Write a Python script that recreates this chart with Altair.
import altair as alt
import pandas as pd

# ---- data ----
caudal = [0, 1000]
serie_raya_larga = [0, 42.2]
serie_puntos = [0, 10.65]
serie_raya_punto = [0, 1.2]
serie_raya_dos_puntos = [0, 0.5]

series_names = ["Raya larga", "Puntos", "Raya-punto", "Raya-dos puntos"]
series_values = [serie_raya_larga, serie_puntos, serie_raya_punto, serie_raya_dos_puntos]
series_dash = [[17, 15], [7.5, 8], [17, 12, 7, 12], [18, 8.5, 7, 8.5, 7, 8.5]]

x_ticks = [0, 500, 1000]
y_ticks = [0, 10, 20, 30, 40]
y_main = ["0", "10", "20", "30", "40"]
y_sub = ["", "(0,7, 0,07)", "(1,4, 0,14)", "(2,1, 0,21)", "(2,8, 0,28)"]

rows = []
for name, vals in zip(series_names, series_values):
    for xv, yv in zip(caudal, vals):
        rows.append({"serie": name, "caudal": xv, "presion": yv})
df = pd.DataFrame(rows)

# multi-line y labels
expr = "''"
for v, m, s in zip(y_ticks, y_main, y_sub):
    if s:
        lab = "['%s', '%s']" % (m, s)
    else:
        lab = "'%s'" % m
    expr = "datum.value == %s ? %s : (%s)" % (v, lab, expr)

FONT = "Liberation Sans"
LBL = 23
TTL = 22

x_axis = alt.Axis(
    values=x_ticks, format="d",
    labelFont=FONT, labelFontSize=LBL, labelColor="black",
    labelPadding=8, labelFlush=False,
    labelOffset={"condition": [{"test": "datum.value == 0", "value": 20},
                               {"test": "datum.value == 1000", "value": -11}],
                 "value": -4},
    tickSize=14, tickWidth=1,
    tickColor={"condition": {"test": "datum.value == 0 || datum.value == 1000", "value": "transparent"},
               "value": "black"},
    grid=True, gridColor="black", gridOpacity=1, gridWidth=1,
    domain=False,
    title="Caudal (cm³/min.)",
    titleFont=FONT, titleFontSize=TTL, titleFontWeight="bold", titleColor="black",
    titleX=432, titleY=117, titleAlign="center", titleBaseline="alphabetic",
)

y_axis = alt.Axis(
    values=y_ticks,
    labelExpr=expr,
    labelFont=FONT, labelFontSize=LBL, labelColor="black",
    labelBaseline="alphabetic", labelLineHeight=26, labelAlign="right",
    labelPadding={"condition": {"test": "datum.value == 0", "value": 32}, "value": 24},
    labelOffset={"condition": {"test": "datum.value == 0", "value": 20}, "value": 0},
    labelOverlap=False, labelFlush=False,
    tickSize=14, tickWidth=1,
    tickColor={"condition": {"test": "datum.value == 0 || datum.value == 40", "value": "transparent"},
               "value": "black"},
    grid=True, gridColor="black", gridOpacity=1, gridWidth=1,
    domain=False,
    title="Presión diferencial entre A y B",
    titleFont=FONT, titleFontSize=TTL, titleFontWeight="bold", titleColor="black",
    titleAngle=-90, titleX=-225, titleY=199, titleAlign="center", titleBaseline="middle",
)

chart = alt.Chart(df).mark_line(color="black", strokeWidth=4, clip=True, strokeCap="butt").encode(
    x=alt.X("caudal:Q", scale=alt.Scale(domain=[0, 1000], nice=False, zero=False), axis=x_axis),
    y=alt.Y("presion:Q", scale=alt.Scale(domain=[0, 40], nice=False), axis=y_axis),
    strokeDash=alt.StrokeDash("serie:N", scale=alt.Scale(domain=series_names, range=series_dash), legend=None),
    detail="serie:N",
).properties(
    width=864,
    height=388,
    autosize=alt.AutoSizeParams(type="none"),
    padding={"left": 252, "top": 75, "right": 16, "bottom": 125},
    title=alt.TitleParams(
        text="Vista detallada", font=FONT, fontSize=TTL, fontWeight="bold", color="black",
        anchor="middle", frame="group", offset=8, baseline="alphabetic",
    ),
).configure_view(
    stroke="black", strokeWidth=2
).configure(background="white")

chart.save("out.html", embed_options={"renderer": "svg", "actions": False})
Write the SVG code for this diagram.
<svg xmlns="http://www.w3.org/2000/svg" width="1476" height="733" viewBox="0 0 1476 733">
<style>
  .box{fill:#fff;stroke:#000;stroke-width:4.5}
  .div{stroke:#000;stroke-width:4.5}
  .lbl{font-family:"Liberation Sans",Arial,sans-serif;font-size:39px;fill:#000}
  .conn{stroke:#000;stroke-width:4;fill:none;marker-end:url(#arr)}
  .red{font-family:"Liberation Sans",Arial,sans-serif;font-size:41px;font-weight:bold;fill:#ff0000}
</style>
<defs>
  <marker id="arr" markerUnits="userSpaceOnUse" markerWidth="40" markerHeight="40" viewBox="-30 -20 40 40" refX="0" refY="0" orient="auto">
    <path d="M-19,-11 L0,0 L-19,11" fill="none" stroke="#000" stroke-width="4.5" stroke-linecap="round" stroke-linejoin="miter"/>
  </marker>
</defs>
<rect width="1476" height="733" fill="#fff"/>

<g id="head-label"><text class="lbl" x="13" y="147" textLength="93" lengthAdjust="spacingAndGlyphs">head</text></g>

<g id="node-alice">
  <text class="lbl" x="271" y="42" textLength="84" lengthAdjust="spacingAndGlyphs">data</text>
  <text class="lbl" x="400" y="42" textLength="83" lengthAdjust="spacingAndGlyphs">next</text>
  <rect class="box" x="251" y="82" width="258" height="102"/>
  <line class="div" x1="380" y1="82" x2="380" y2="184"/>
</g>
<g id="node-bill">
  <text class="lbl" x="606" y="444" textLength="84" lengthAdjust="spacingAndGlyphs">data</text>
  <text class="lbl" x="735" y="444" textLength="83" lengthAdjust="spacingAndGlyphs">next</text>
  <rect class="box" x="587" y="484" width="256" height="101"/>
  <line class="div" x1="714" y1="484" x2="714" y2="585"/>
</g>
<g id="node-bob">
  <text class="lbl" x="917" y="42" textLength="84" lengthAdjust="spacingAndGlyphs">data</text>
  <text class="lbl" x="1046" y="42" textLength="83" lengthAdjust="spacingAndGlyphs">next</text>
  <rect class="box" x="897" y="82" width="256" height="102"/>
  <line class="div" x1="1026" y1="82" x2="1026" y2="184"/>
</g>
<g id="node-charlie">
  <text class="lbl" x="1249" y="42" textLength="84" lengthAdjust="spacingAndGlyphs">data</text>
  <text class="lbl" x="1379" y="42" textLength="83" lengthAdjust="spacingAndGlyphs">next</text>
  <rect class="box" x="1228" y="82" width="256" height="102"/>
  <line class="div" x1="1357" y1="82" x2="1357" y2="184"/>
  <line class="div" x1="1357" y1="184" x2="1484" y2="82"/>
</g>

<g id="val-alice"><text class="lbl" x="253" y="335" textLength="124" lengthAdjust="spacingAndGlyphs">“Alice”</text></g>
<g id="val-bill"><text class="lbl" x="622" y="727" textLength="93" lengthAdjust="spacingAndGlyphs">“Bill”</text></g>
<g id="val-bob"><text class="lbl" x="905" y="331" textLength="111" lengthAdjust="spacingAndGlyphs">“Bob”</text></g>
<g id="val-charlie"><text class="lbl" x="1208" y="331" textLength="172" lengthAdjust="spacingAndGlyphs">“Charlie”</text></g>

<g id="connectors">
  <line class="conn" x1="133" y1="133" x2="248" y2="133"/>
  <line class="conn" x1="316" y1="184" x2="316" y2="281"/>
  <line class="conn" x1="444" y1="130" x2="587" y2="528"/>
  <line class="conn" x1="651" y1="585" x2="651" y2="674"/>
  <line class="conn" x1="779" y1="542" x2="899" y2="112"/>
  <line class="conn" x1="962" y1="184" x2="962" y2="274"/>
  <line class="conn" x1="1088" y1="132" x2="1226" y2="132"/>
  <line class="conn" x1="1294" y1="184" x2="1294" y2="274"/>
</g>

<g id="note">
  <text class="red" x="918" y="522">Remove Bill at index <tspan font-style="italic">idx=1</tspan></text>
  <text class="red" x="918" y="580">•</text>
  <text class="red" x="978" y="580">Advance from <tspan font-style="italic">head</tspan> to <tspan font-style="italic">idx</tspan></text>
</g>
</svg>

» **TASK INSTRUCTIONS**
Collect each line of the entries that has the word "this", copying it in full.

» **IN RESPONSE**
Write a Python script that recreates this chart with Altair.
Write the SVG code for this diagram.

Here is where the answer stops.